Mike Handley posted on June 20, 2011 08:18

Sixteen-year-old Hanna Harris of Danville, Pa., would’ve been positively gleeful if she’d shot the 6-pointer that passed by her deer stand around 7:00 on the morning of Pennsylvania’s 2010 rifle opener.
The young buck was hers for the taking, too, but she watched it and a couple of other deer melt back into the trees without firing a shot. So wracked with buck fever, her jumpy synapses were arcing like downed power lines, and her trigger finger just didn’t get the juice.
That was Hanna’s first time to hunt unaccompanied.
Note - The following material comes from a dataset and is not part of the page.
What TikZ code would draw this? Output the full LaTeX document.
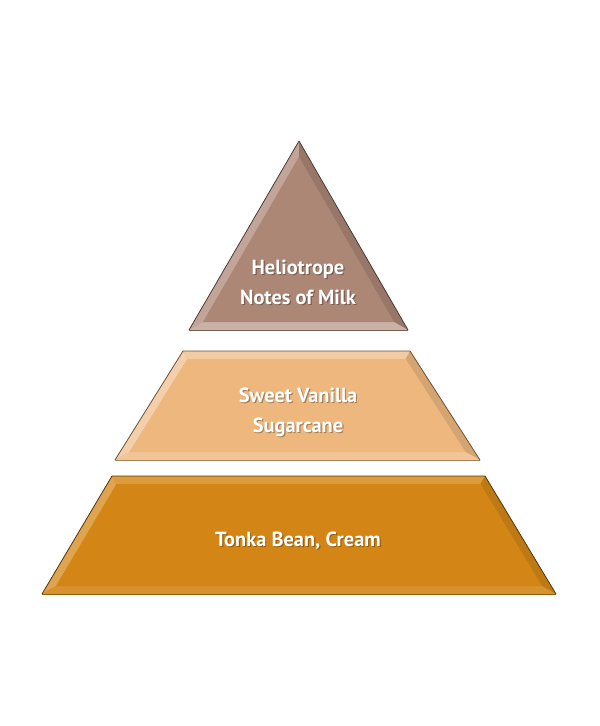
\documentclass[tikz,border=0pt]{standalone}
\usepackage{fontspec}
\setmainfont{PT Sans}
\begin{document}
\begin{tikzpicture}[x=0.75pt,y=-0.75pt,
  lbl/.style={text=white,font=\bfseries\fontsize{15.3}{22.5}\selectfont,align=center,inner sep=0pt},
  shd/.style={text=black,opacity=0.3,font=\bfseries\fontsize{15.3}{22.5}\selectfont,align=center,inner sep=0pt}]
\definecolor{topc}{HTML}{AD8776}
\definecolor{midc}{HTML}{EDB77E}
\definecolor{botc}{HTML}{D38616}
\useasboundingbox (0,0) rectangle (600,726);
\fill[white] (0,0) rectangle (600,726);

% ---------- top triangle ----------
\coordinate (t1) at (189,330); \coordinate (t2) at (408,330); \coordinate (t3) at (299,141);
\coordinate (i1) at (203,322); \coordinate (i2) at (394,322); \coordinate (i3) at (299,157);
\fill[topc] (t1)--(t2)--(t3)--cycle;
\fill[topc!75!white] (t1)--(i1)--(i3)--(t3)--cycle;
\fill[topc!88!black] (t2)--(t3)--(i3)--(i2)--cycle;
\fill[topc!65!white] (t1)--(t2)--(i2)--(i1)--cycle;
\fill[topc] (i1)--(i2)--(i3)--cycle;
\draw[topc!45!black,line width=0.6pt,line join=round] (t1)--(t3)--(t2);
\draw[topc!70!black,line width=0.4pt] (t1)--(t2);

% ---------- middle trapezoid ----------
\coordinate (m1) at (115,460); \coordinate (m2) at (480,460); \coordinate (m3) at (410,351); \coordinate (m4) at (183,351);
\coordinate (n1) at (129.4,452); \coordinate (n2) at (465.4,452); \coordinate (n3) at (405.6,359); \coordinate (n4) at (187.4,359);
\fill[midc] (m1)--(m2)--(m3)--(m4)--cycle;
\fill[midc!65!white] (m1)--(n1)--(n4)--(m4)--cycle;
\fill[midc!72!white] (m4)--(n4)--(n3)--(m3)--cycle;
\fill[midc!90!black] (m2)--(m3)--(n3)--(n2)--cycle;
\fill[midc!80!white] (m1)--(m2)--(n2)--(n1)--cycle;
\fill[midc] (n1)--(n2)--(n3)--(n4)--cycle;
\draw[midc!45!black,line width=0.6pt,line join=round] (m1)--(m4)--(m3)--(m2);
\draw[midc!70!black,line width=0.4pt] (m1)--(m2);

% ---------- bottom trapezoid ----------
\coordinate (b1) at (42,594); \coordinate (b2) at (556,594); \coordinate (b3) at (485,476); \coordinate (b4) at (112,476);
\coordinate (c1) at (56,586); \coordinate (c2) at (541.9,586); \coordinate (c3) at (480.5,484); \coordinate (c4) at (116.6,484);
\fill[botc] (b1)--(b2)--(b3)--(b4)--cycle;
\fill[botc!75!white] (b1)--(c1)--(c4)--(b4)--cycle;
\fill[botc!82!white] (b4)--(c4)--(c3)--(b3)--cycle;
\fill[botc!90!black] (b2)--(b3)--(c3)--(c2)--cycle;
\fill[botc!90!white] (b1)--(b2)--(c2)--(c1)--cycle;
\fill[botc] (c1)--(c2)--(c3)--(c4)--cycle;
\draw[botc!40!black,line width=0.6pt,line join=round] (b1)--(b4)--(b3)--(b2);
\draw[botc!70!black,line width=0.4pt] (b1)--(b2);

% ---------- labels ----------
\node[shd] at (299.2,283.2) {Heliotrope\\Notes of Milk};
\node[lbl] (ltop) at (298,282) {Heliotrope\\Notes of Milk};
\node[shd] at (299.2,413.2) {Sweet Vanilla\\Sugarcane};
\node[lbl] (lmid) at (298,412) {Sweet Vanilla\\Sugarcane};
\node[shd] at (299.2,542.2) {Tonka Bean, Cream};
\node[lbl] (lbot) at (298,541) {Tonka Bean, Cream};
\end{tikzpicture}
\end{document}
She was in her mother’s elevated stand on the family’s 280 acres, alone, though many other Harrises and some friends were loaded for deer elsewhere on the farm.
While trying to understand how or why she’d frozen, she saw more deer coming: two does and, farther out, a buck.
Determined not to make the same mistake twice, Hanna wasted no time in planting a knee against the stand’s rail so she would be steadier if she got a chance to shoot.
“When this buck stopped behind a double tree, I could see its rack on both sides of the trunks. I knew it was big,” she said.
When it stepped fully into view and stopped, she squeezed the trigger. Not long afterward, her father and brother arrived to track the deer, which took all of 10 minutes.